━━ DATA PROVIDED
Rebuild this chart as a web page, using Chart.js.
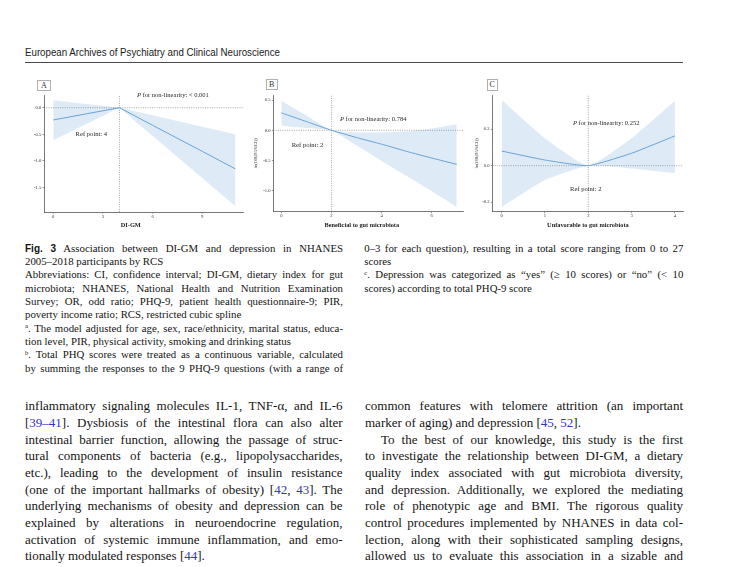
<!DOCTYPE html>
<html><head><meta charset="utf-8">
<script src="https://cdn.jsdelivr.net/npm/chart.js@4.4.0/dist/chart.umd.min.js"></script>
<style>
html,body{margin:0;padding:0;background:#fff;}
body{width:736px;height:567px;position:relative;overflow:hidden;font-family:"Liberation Serif","Times New Roman",serif;color:#141414;}
.ln{position:absolute;white-space:nowrap;}
.ln span.in{display:inline-block;white-space:nowrap;}
.cap{font-size:10.8px;height:13.33px;line-height:13.33px;}
.bd{font-size:13px;height:16.67px;line-height:16.67px;}
.ref{color:#3434c4;}
.fig{font-family:"Liberation Sans",Arial,sans-serif;font-weight:bold;font-size:10px;}
sup{font-size:0.62em;vertical-align:0;position:relative;top:-0.5em;}
.box{position:absolute;border:0.8px solid #b0b0b0;font-size:8px;text-align:center;color:#333;box-sizing:border-box;}
canvas{position:absolute;}
#hdr{position:absolute;left:25px;top:46px;font-family:"Liberation Sans",Arial,sans-serif;font-size:10.5px;line-height:12px;white-space:nowrap;transform-origin:0 50%;color:#1a1a1a;}
#rule{position:absolute;left:25px;top:62px;width:658px;height:1.4px;background:#4a4a4a;}
</style></head>
<body>
<div id="hdr">European Archives of Psychiatry and Clinical Neuroscience</div>
<div id="rule"></div>

<div class="box" style="left:37px;top:80px;width:14px;height:11px;line-height:10px;">A</div>
<div class="box" style="left:266px;top:79px;width:11.5px;height:11px;line-height:10px;">B</div>
<div class="box" style="left:486.5px;top:79px;width:11.5px;height:11.5px;line-height:10.5px;">C</div>

<canvas id="cA" width="220" height="142" style="left:28px;top:88px;width:220px;height:142px;"></canvas>
<canvas id="cB" width="218" height="142" style="left:250px;top:88px;width:218px;height:142px;"></canvas>
<canvas id="cC" width="216" height="142" style="left:472px;top:88px;width:216px;height:142px;"></canvas>

<script>
// ---------- Panel A: DI-GM ----------
const A_X      = [0, 2, 4, 6, 9, 11];
const A_FIT    = [-0.23, -0.115, 0, -0.33, -0.82, -1.15];
const A_UPPER  = [0.14, 0.07, 0, -0.14, -0.36, -0.50];
const A_LOWER  = [-0.61, -0.305, 0, -0.53, -1.32, -1.85];
const A_XTICKS = [0, 3, 6, 9];
const A_YTICKS = [0, -0.5, -1.0, -1.5];
const A_REF    = 4;
const A_XTITLE = "DI-GM";
const A_PTEXT  = " for non-linearity: < 0.001";
const A_REFTXT = "Ref point: 4";

// ---------- Panel B: Beneficial to gut microbiota ----------
const B_X      = [0, 1, 2, 3, 4, 5, 6, 7];
const B_FIT    = [0.29, 0.145, 0, -0.12, -0.23, -0.35, -0.46, -0.565];
const B_UPPER  = [0.49, 0.245, 0, -0.035, -0.035, -0.02, 0.03, 0.10];
const B_LOWER  = [0.076, 0.038, 0, -0.25, -0.51, -0.76, -1.01, -1.27];
const B_XTICKS = [0, 2, 4, 6];
const B_YTICKS = [0.5, 0, -0.5, -1.0];
const B_REF    = 2;
const B_XTITLE = "Beneficial to gut microbiota";
const B_PTEXT  = " for non-linearity: 0.784";
const B_REFTXT = "Ref point: 2";

// ---------- Panel C: Unfavorable to gut microbiota ----------
const C_X      = [0, 1, 2, 3, 4];
const C_FIT    = [0.08, 0.031, 0, 0.068, 0.163];
const C_UPPER  = [0.36, 0.15, 0, 0.15, 0.356];
const C_LOWER  = [-0.225, -0.078, 0, -0.016, -0.042];
const C_XTICKS = [0, 1, 2, 3, 4];
const C_YTICKS = [0.2, 0, -0.2];
const C_REF    = 2;
const C_XTITLE = "Unfavorable to gut microbiota";
const C_PTEXT  = " for non-linearity: 0.252";
const C_REFTXT = "Ref point: 2";

const Y_TITLE = "ln(OR(95%CI))";
const LINE_COLOR = '#5b9bd5';
const BAND_COLOR = '#deebf7';
const AXIS_COLOR = '#555';
const SERIF = '"Liberation Serif","Times New Roman",serif';

const notesPlugin = {
  id: 'notes',
  afterDraw(chart, args, opts) {
    const ctx = chart.ctx, xs = chart.scales.x, ys = chart.scales.y;
    ctx.save();
    ctx.textBaseline = 'middle';
    (opts.items || []).forEach(it => {
      ctx.fillStyle = it.color || '#2a2a2a';
      ctx.textAlign = it.align || 'left';
      let px = xs.getPixelForValue(it.x);
      const py = (it.yPix !== undefined) ? it.yPix : ys.getPixelForValue(it.y);
      const w = it.weight ? it.weight + ' ' : '';
      if (it.italic) {
        ctx.font = 'italic ' + it.size + 'px ' + SERIF;
        ctx.fillText(it.italic, px, py);
        px += ctx.measureText(it.italic).width;
      }
      ctx.font = w + it.size + 'px ' + SERIF;
      ctx.fillText(it.text, px, py);
    });
    ctx.restore();
  }
};

function pts(xArr, yArr) { return xArr.map((x, i) => ({x: x, y: yArr[i]})); }

function makePanel(id, P) {
  const ds = [
    {data: pts(P.x, P.fit), borderColor: LINE_COLOR, borderWidth: 0.9, pointRadius: 0, tension: P.tension, fill: false},
    {data: [{x: P.xmin, y: 0}, {x: P.xmax, y: 0}], borderColor: '#6f6f6f', borderWidth: 0.6, borderDash: [1, 1.3], pointRadius: 0, fill: false},
    {data: [{x: P.ref, y: P.ymin}, {x: P.ref, y: P.ymax}], borderColor: '#6f6f6f', borderWidth: 0.6, borderDash: [1, 1.3], pointRadius: 0, fill: false},
    {data: pts(P.x, P.upper), borderWidth: 0, borderColor: 'rgba(0,0,0,0)', pointRadius: 0, tension: P.tension, fill: '+1', backgroundColor: BAND_COLOR},
    {data: pts(P.x, P.lower), borderWidth: 0, borderColor: 'rgba(0,0,0,0)', pointRadius: 0, tension: P.tension, fill: false}
  ];
  const tickFont = {family: SERIF, size: 4.6};
  new Chart(document.getElementById(id), {
    type: 'line',
    data: {datasets: ds},
    plugins: [notesPlugin],
    options: {
      responsive: false, animation: false, maintainAspectRatio: false,
      layout: {padding: {top: 7, right: 5, left: 0, bottom: 0}},
      plugins: {
        legend: {display: false}, tooltip: {enabled: false},
        notes: {items: P.notes}
      },
      scales: {
        x: {
          type: 'linear', min: P.xmin, max: P.xmax,
          afterBuildTicks: s => { s.ticks = P.xticks.map(v => ({value: v})); },
          afterFit: s => { s.height = P.xh; },
          ticks: {font: tickFont, color: '#333', padding: 0.3, maxRotation: 0, callback: v => String(v)},
          grid: {display: true, drawOnChartArea: false, drawTicks: true, tickLength: 1.5, color: AXIS_COLOR, lineWidth: 0.6},
          border: {display: true, color: AXIS_COLOR, width: 0.8},
          title: {display: false}
        },
        y: {
          type: 'linear', min: P.ymin, max: P.ymax,
          afterBuildTicks: s => { s.ticks = P.yticks.map(v => ({value: v})); },
          afterFit: s => { s.width = P.yw; },
          ticks: {font: tickFont, color: '#333', padding: 1.2, callback: v => Number(v).toFixed(1)},
          grid: {display: true, drawOnChartArea: false, drawTicks: true, tickLength: 1.5, color: AXIS_COLOR, lineWidth: 0.6},
          border: {display: true, color: AXIS_COLOR, width: 0.8},
          title: {display: P.ytitleShow, text: Y_TITLE, color: '#333', font: {family: SERIF, size: 4.8}, padding: {top: P.ytp, bottom: 0}}
        }
      }
    }
  });
}

makePanel('cA', {
  x: A_X, fit: A_FIT, upper: A_UPPER, lower: A_LOWER, xticks: A_XTICKS, yticks: A_YTICKS, ref: A_REF,
  xmin: -0.56, xmax: 11.46, ymin: -1.96, ymax: 0.239, xh: 18, yw: 16, tension: 0,
  ytitleShow: false, ytp: 0,
  notes: [{x: 5.06, y: 0.225, italic: 'P', text: A_PTEXT, size: 6.5},
          {x: 1.35, y: -0.494, text: A_REFTXT, size: 6.6},
          {x: 4.68, yPix: 137, text: A_XTITLE, size: 6.3, weight: 'bold', align: 'center', color: '#222'}]
});
makePanel('cB', {
  x: B_X, fit: B_FIT, upper: B_UPPER, lower: B_LOWER, xticks: B_XTICKS, yticks: B_YTICKS, ref: B_REF,
  xmin: -0.32, xmax: 7.25, ymin: -1.351, ymax: 0.586, xh: 18.3, yw: 23.3, tension: 0.15,
  ytitleShow: true, ytp: 3.1,
  notes: [{x: 2.34, y: 0.183, italic: 'P', text: B_PTEXT, size: 6.5},
          {x: 0.415, y: -0.256, text: B_REFTXT, size: 6.6},
          {x: 3.21, yPix: 137, text: B_XTITLE, size: 6.3, weight: 'bold', align: 'center', color: '#222'}]
});
makePanel('cC', {
  x: C_X, fit: C_FIT, upper: C_UPPER, lower: C_LOWER, xticks: C_XTICKS, yticks: C_YTICKS, ref: C_REF,
  xmin: -0.217, xmax: 4.187, ymin: -0.252, ymax: 0.387, xh: 18.3, yw: 20.3, tension: 0.15,
  ytitleShow: true, ytp: 1.9,
  notes: [{x: 1.647, y: 0.232, italic: 'P', text: C_PTEXT, size: 6.5},
          {x: 1.577, y: -0.128, text: C_REFTXT, size: 6.6},
          {x: 1.99, yPix: 137, text: C_XTITLE, size: 6.3, weight: 'bold', align: 'center', color: '#222'}]
});

// ---------- page text ----------
const CAP_LEFT = [
  ['<span class="fig">Fig. 3</span> Association between DI-GM and depression in NHANES', 1],
  ['2005–2018 participants by RCS', 0],
  ['Abbreviations: CI, confidence interval; DI-GM, dietary index for gut', 1],
  ['microbiota; NHANES, National Health and Nutrition Examination', 1],
  ['Survey; OR, odd ratio; PHQ-9, patient health questionnaire-9; PIR,', 1],
  ['poverty income ratio; RCS, restricted cubic spline', 0],
  ['<sup>a</sup>. The model adjusted for age, sex, race/ethnicity, marital status, educa-', 1],
  ['tion level, PIR, physical activity, smoking and drinking status', 0],
  ['<sup>b</sup>. Total PHQ scores were treated as a continuous variable, calculated', 1],
  ['by summing the responses to the 9 PHQ-9 questions (with a range of', 1]
];
const CAP_RIGHT = [
  ['0–3 for each question), resulting in a total score ranging from 0 to 27', 1],
  ['scores', 0],
  ['<sup>c</sup>. Depression was categorized as “yes” (≥ 10 scores) or “no” (< 10', 1],
  ['scores) according to total PHQ-9 score', 0]
];
const BODY_LEFT = [
  ['inflammatory signaling molecules IL-1, TNF-α, and IL-6', 1],
  ['[<span class="ref">39–41</span>]. Dysbiosis of the intestinal flora can also alter', 1],
  ['intestinal barrier function, allowing the passage of struc-', 1],
  ['tural components of bacteria (e.g., lipopolysaccharides,', 1],
  ['etc.), leading to the development of insulin resistance', 1],
  ['(one of the important hallmarks of obesity) [<span class="ref">42</span>, <span class="ref">43</span>]. The', 1],
  ['underlying mechanisms of obesity and depression can be', 1],
  ['explained by alterations in neuroendocrine regulation,', 1],
  ['activation of systemic immune inflammation, and emo-', 1],
  ['tionally modulated responses [<span class="ref">44</span>].', 0]
];
const BODY_RIGHT = [
  ['common features with telomere attrition (an important', 1],
  ['marker of aging) and depression [<span class="ref">45</span>, <span class="ref">52</span>].', 0],
  ['To the best of our knowledge, this study is the first', 1, 16],
  ['to investigate the relationship between DI-GM, a dietary', 1],
  ['quality index associated with gut microbiota diversity,', 1],
  ['and depression. Additionally, we explored the mediating', 1],
  ['role of phenotypic age and BMI. The rigorous quality', 1],
  ['control procedures implemented by NHANES in data col-', 1],
  ['lection, along with their sophisticated sampling designs,', 1],
  ['allowed us to evaluate this association in a sizable and', 1]
];

function placeLines(lines, cls, left, width, firstCenter, step) {
  lines.forEach((ln, i) => {
    const d = document.createElement('div');
    d.className = 'ln ' + cls;
    const indent = ln[2] || 0;
    d.style.left = (left + indent) + 'px';
    const h = step;
    d.style.top = (firstCenter + i * step - h / 2) + 'px';
    const s = document.createElement('span');
    s.className = 'in';
    s.innerHTML = ln[0];
    d.appendChild(s);
    document.body.appendChild(d);
    const target = width - indent;
    const nat = s.getBoundingClientRect().width;
    const spaces = (s.textContent.match(/ /g) || []).length;
    if (ln[1] && spaces > 0) {
      s.style.wordSpacing = ((target - nat) / spaces) + 'px';
    } else if (nat > target) {
      s.style.transformOrigin = '0 50%';
      s.style.transform = 'scaleX(' + (target / nat) + ')';
    }
  });
}
placeLines(CAP_LEFT, 'cap', 25, 318, 248.3, 13.33);
placeLines(CAP_RIGHT, 'cap', 364.3, 319, 248.3, 13.33);
placeLines(BODY_LEFT, 'bd', 25, 317.5, 406.7, 16.67);
placeLines(BODY_RIGHT, 'bd', 365, 318, 406.7, 16.67);

const hdr = document.getElementById('hdr');
const hw = hdr.getBoundingClientRect().width;
hdr.style.transform = 'scaleX(' + (255 / hw) + ')';
</script>
</body></html>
━━━━
TASK
Check each line of the listing above for the string "this", then report only how many lines have it.

EXERCISE OUTPUT
3